The report recommends greater national consistency and standards, and a more robust system of audit and assurance to ensure those standards are met. CDEM legislation is not as clear as one might expect. The authority to act, or the authority to task someone, either does not exist or is not clear. This situation can lead to a lack of coordination, no one really in charge, and the risk of poor outcomes for the community. There is a strong need to clarify that Group (and national) Controllers have control authority - the authority to task other agencies - under a state of emergency. Authority must be backed by joined-up intelligence to support decision-making, with systems that allow agencies to work to a common operating picture. New Zealand’s intelligence infrastructure and hardware has been inadequate in recent emergencies, although agencies individually have a lot of capability to draw on.
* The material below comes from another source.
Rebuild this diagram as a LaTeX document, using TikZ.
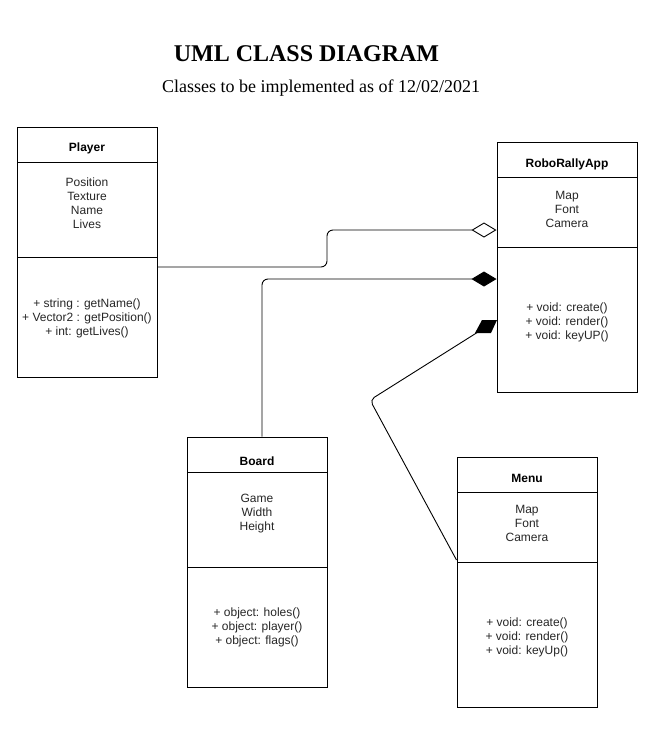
\documentclass[tikz,border=0pt]{standalone}
\usepackage{fontspec}
\setmainfont{Liberation Sans}
\newfontfamily\titlefont{Liberation Serif}
\usetikzlibrary{arrows.meta,calc}
\tikzset{
  classbox/.style={draw, line width=1pt, minimum width=140pt, inner sep=0pt},
  hdr/.style={font=\fontsize{12}{14}\selectfont\bfseries, inner sep=0pt},
  txt/.style={font=\fontsize{12}{14}\selectfont, align=center, inner sep=0pt, text=black!85},
  conn/.style={line width=0.9pt, rounded corners=6pt},
  sep/.style={line width=1pt}
}
\begin{document}
\begin{tikzpicture}[x=1pt,y=-1pt]
\useasboundingbox (0,0) rectangle (661,732);
% title
\node[font=\titlefont\fontsize{24}{28}\selectfont\bfseries, inner sep=0pt] (title) at (306.5,53.5) {UML CLASS DIAGRAM};
\node[font=\titlefont\fontsize{18}{22}\selectfont, inner sep=0pt] (subtitle) at (321,88) {Classes to be implemented as of 12/02/2021};

% Player
\node[classbox, minimum height=250pt] (player) at (87,252) {};
\draw[sep] (17,162) -- (157,162);
\draw[sep] (17,257) -- (157,257);
\node[hdr] (playerN) at (87,148) {Player};
\node[txt] (playerA) at (87,203.5) {Position\\Texture\\Name\\Lives};
\node[txt] (playerM) at (87,318) {+ string : getName()\\+ Vector2 : getPosition()\\+ int: getLives()};

% RoboRallyApp
\node[classbox, minimum height=250pt] (app) at (567,267) {};
\draw[sep] (497,177) -- (637,177);
\draw[sep] (497,247) -- (637,247);
\node[hdr] (appN) at (567,164) {RoboRallyApp};
\node[txt] (appA) at (567,209.5) {Map\\Font\\Camera};
\node[txt] (appM) at (567,322) {+ void: create()\\+ void: render()\\+ void: keyUP()};

% Board
\node[classbox, minimum height=250pt] (board) at (257,562) {};
\draw[sep] (187,472) -- (327,472);
\draw[sep] (187,567) -- (327,567);
\node[hdr] (boardN) at (257,461) {Board};
\node[txt] (boardA) at (257,514) {Game\\Width\\Height};
\node[txt] (boardM) at (257,627.5) {+ object: holes()\\+ object: player()\\+ object: flags()};

% Menu
\node[classbox, minimum height=250pt] (menu) at (527,582) {};
\draw[sep] (457,492) -- (597,492);
\draw[sep] (457,562) -- (597,562);
\node[hdr] (menuN) at (527,478) {Menu};
\node[txt] (menuA) at (527,523.5) {Map\\Font\\Camera};
\node[txt] (menuM) at (527,637) {+ void: create()\\+ void: render()\\+ void: keyUp()};

% connectors
\coordinate (bend1) at (327,248);
\draw[conn, -{Diamond[open, length=25pt, width=15pt, line width=0.9pt]}]
  ([yshift=-15pt]player.east) -| (bend1) |- ([yshift=37pt]app.west);
\draw[conn, -{Diamond[length=25pt, width=15pt]}]
  ([xshift=5pt]board.north) |- ([yshift=-12pt]app.west);
\coordinate (bend3) at (370,400);
\coordinate (tip3) at (478,332);
\draw[conn, rounded corners=5pt] ([yshift=22pt]menu.west) -- (bend3) -- (tip3);
\fill (482,320) -- (497,320) -- (491,333) -- (475,333) -- cycle;
\end{tikzpicture}
\end{document}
Recent advances in technology could help provide better intelligence for emergency management.

The report believes a new fit-for-purpose all-of-government 24/7 monitoring, alerting, and warning centre is required, and recommends investigating existing technologies available internationally to support a common operating picture. Effective responses rely on good communications to affected communities, to the public, and to decision makers. Mayors (and Ministers) will always front in emergencies, but they will need support to do that well. Social media is increasingly important, both as a source of intelligence, and as a communications channel. There are a variety of recommendations around improving communications.